A pesar del bochornoso calor, en pleno mes de julio, recorrer
las callejuelas de nuestro querido cementerio nos proporcionaba una felicidad
maravillosa. Resolver la ubicación exacta y descifrar bien las indicaciones había
subido nuestra moral. Seguimos el número, giramos en la fuente de sabor metalizado
—lo reconozco, bebí en ella— y enfilamos rumbo a la tumba de la familia Kaps,
es decir, de Herta Frankel y su esposo, Arturo Kaps.

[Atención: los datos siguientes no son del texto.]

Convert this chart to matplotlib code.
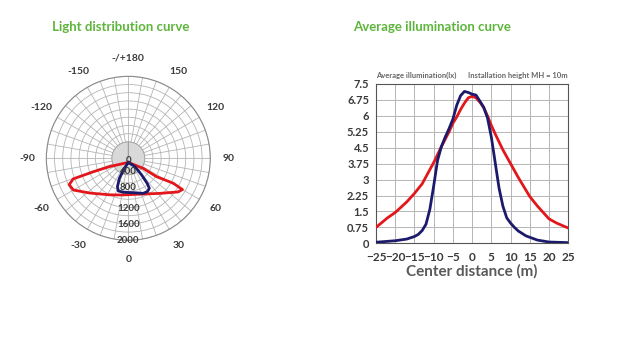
import numpy as np
import matplotlib
matplotlib.use("Agg")
import matplotlib.pyplot as plt

# ---------------- data ----------------
# polar light distribution (angle in degrees from nadir, +right; intensity in cd)
red_ang = [0, -66, -69, -69.5, -66, -60, -48, -27, -10, 13, 42, 56, 60, 61, 57, 56, 0]
red_cd = [100, 490, 914, 1436, 1579, 1548, 1266, 1000, 909, 901, 1151, 1466, 1526, 1255, 823, 440, 100]
blue_ang = [0, -23, -24, -21, -17, -8, 8, 23, 30, 35, 37, 38.7, 38.7, 0]
blue_cd = [100, 310, 535, 741, 833, 838, 846, 929, 936, 893, 766, 520, 260, 100]
ring_labels = ["0", "400", "800", "1200", "1600", "2000"]
ring_values = [0, 400, 800, 1200, 1600, 2000]
angle_ticks = [0, 30, 60, 90, 120, 150, 180, 210, 240, 270, 300, 330]
angle_labels = ["0", "30", "60", "90", "120", "150", "-/+180", "-150", "-120", "-90", "-60", "-30"]

# average illumination curve
blue_x = [-25, -20, -17, -15, -14, -13, -12, -11, -10, -9, -8, -7, -6, -5, -4, -3, -2, -1, 0, 1, 2, 3, 4, 5, 6, 7, 8, 9, 10, 11, 12, 14, 17, 20, 25]
blue_y = [0.05, 0.12, 0.2, 0.32, 0.42, 0.6, 0.9, 1.6, 2.7, 3.9, 4.55, 5.0, 5.4, 5.85, 6.5, 6.95, 7.15, 7.1, 7.02, 6.98, 6.7, 6.4, 5.9, 5.0, 3.8, 2.6, 1.75, 1.2, 0.95, 0.75, 0.58, 0.35, 0.15, 0.06, 0.03]
red_x = [-25, -22, -20, -17, -15, -13, -10, -8, -7, -6, -5, -4, -3, -2, -1, 0, 1, 2, 3, 4, 5, 6, 8, 10, 12, 15, 17, 20, 22, 25]
red_y = [0.75, 1.2, 1.45, 1.95, 2.35, 2.8, 3.8, 4.55, 4.9, 5.25, 5.65, 5.95, 6.3, 6.6, 6.85, 6.92, 6.85, 6.65, 6.4, 6.0, 5.55, 5.15, 4.4, 3.75, 3.1, 2.2, 1.75, 1.15, 0.95, 0.72]
x_ticks = [-25, -20, -15, -10, -5, 0, 5, 10, 15, 20, 25]
y_ticks = [0, 0.75, 1.5, 2.25, 3, 3.75, 4.5, 5.25, 6, 6.75, 7.5]

# ---------------- style ----------------
plt.rcParams['font.family'] = ['Lato', 'DejaVu Sans']
GREEN = '#5db53c'
GRID = '#b5b5b5'
TXT = '#3a3a3a'
NAVY = '#1c1a6b'
RED = '#e3171b'

fig = plt.figure(figsize=(6.2, 3.58), dpi=100)
fig.patch.set_facecolor('white')

# ---------------- polar ----------------
ax = fig.add_axes([0.0747, 0.3288, 0.2645, 0.458], projection='polar')
ax.set_theta_zero_location('S')
ax.set_theta_direction(1)
ax.set_ylim(0, 2000)
ax.set_yticks(np.arange(200, 2001, 200))
ax.set_yticklabels([])
ax.set_xticks(np.deg2rad(np.arange(0, 360, 10)))
lab = {a: l for a, l in zip(angle_ticks, angle_labels)}
ax.set_xticklabels([lab.get(a, '') for a in range(0, 360, 10)])
ax.tick_params(axis='x', pad=3, labelsize=7.5, labelcolor=TXT)
for t in ax.get_xticklabels():
    t.set_fontweight('bold')
ax.grid(True, color=GRID, lw=0.6)
ax.spines['polar'].set_color('#8a8a8a')
ax.spines['polar'].set_linewidth(0.8)
# gray central disc
ax.bar(0, 400, width=2 * np.pi, bottom=0, color='#d9d9d9', edgecolor='#a0a0a0', lw=0.6, zorder=3)
ax.plot(np.deg2rad(red_ang), red_cd, color=RED, lw=2, zorder=5)
ax.plot(np.deg2rad(blue_ang), blue_cd, color=NAVY, lw=2, zorder=6)
offs = [60, 330, 700, 1220, 1610, 2000]
for v, l, o in zip(ring_values, ring_labels, offs):
    ax.text(0, o, l, ha='center', va='center', fontsize=7, fontweight='bold', color=TXT, zorder=7)

fig.text(0.0835, 0.925, "Light distribution curve", color=GREEN, fontsize=9.5, fontweight='bold', ha='left', va='center')
fig.text(0.569, 0.925, "Average illumination curve", color=GREEN, fontsize=9.5, fontweight='bold', ha='left', va='center')

# ---------------- cartesian ----------------
ax2 = fig.add_axes([0.6065, 0.3204, 0.310, 0.445])
ax2.plot(blue_x, blue_y, color=NAVY, lw=2, zorder=4, solid_joinstyle='round')
ax2.plot(red_x, red_y, color=RED, lw=2, zorder=3, solid_joinstyle='round')
ax2.set_xlim(-25, 25)
ax2.set_ylim(0, 7.5)
ax2.set_xticks(x_ticks)
ax2.set_yticks(y_ticks)
ax2.set_yticklabels(['%g' % v for v in y_ticks])
ax2.grid(True, color=GRID, lw=0.7)
ax2.tick_params(axis='y', length=0, labelsize=8, labelcolor=TXT, pad=5)
ax2.tick_params(axis='x', length=0, labelsize=8.5, labelcolor=TXT, pad=6)
for t in ax2.get_xticklabels() + ax2.get_yticklabels():
    t.set_fontweight('bold')
for s in ax2.spines.values():
    s.set_color('#555555')
    s.set_linewidth(0.8)
ax2.set_xlabel("Center distance (m)", fontsize=11, fontweight='bold', color='#5a5a5a', labelpad=1)
fig.text(0.607, 0.79, "Average illumination(lx)", fontsize=5.5, fontweight='bold', color='#666666', ha='left', va='center')
fig.text(0.755, 0.79, "Installation height MH = 10m", fontsize=5.5, fontweight='bold', color='#666666', ha='left', va='center')

fig.savefig('out.png', dpi=100, facecolor='white')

Allí estaba, tomé una fotografía para inmortalizarla, una
cruz color ónix con reborde blanco y una guirnalda de rosas rojas coronaba su
cúspide. De Frankel solo sabía que habíamos coincidido en el espacio vecinal
del barrio del Carmelo, aunque no en su temporalidad. Herta murió antes de que
yo me afincase en el barrio. Tenía muchas ganas de llegar a casa y buscar las sorpresas
me depararía investigar sobre mi exvecina temporal y sobre el nombre de la
familia Kaps. De paso, ¿descubriría algo interesante sobre mi exbarrio?
[Futuro. Wikipedia
proveerá]
«Herta Frankel y su marido, Arturo Kaps, formaban parte de un grupo de titiriteros, conocidos como Los Vieneses. Huían de la segunda guerra mundial que asolaba el continente europeo y se instalaron en el que, más tarde, se convertiría también en mi barrio, el Carmelo-La Teixonera. No es que sea el mismo barrio, Carmelo y Teixonera forman entidades administrativas diferentes, pero para la gente de la zona es como si fueran la misma cosa. Herta Frankel, además de titiritera, era una ventrílocua bastante famosa en los años sesenta, incluso salía en la televisión y muchas de sus propuestas artísticas se concibieron en el Carmelo. Me alegré mucho al saber que mi antiguo barrio había albergado, no solo a un escritor reconocido como Juan Marsé, sino también a esta mujer. Imaginé a la pareja huyendo de los horrores de la guerra, afincándose en ese barrio de trabajadores e inmigrantes que ha sido el Carmelo, me emocioné y me apené, me resultó triste conocer toda esta información cuando hacía ya un año que me había mudado. La gentrificación no perdona pero tampoco es que importe mucho, pues en cualquier vivienda o en cada cambio de domicilio donde he ido me he aclimatado de lo mejor. La mejor maleta solo necesita de buenas sonrisas y el hogar de una persona reside donde va su corazón, mucho más ahora, que me acompaña un corazón tan bello y encantador como es el de Montse».
Cierra tus ojos, encuéntrate y sigue para adelante. Buena Suerte.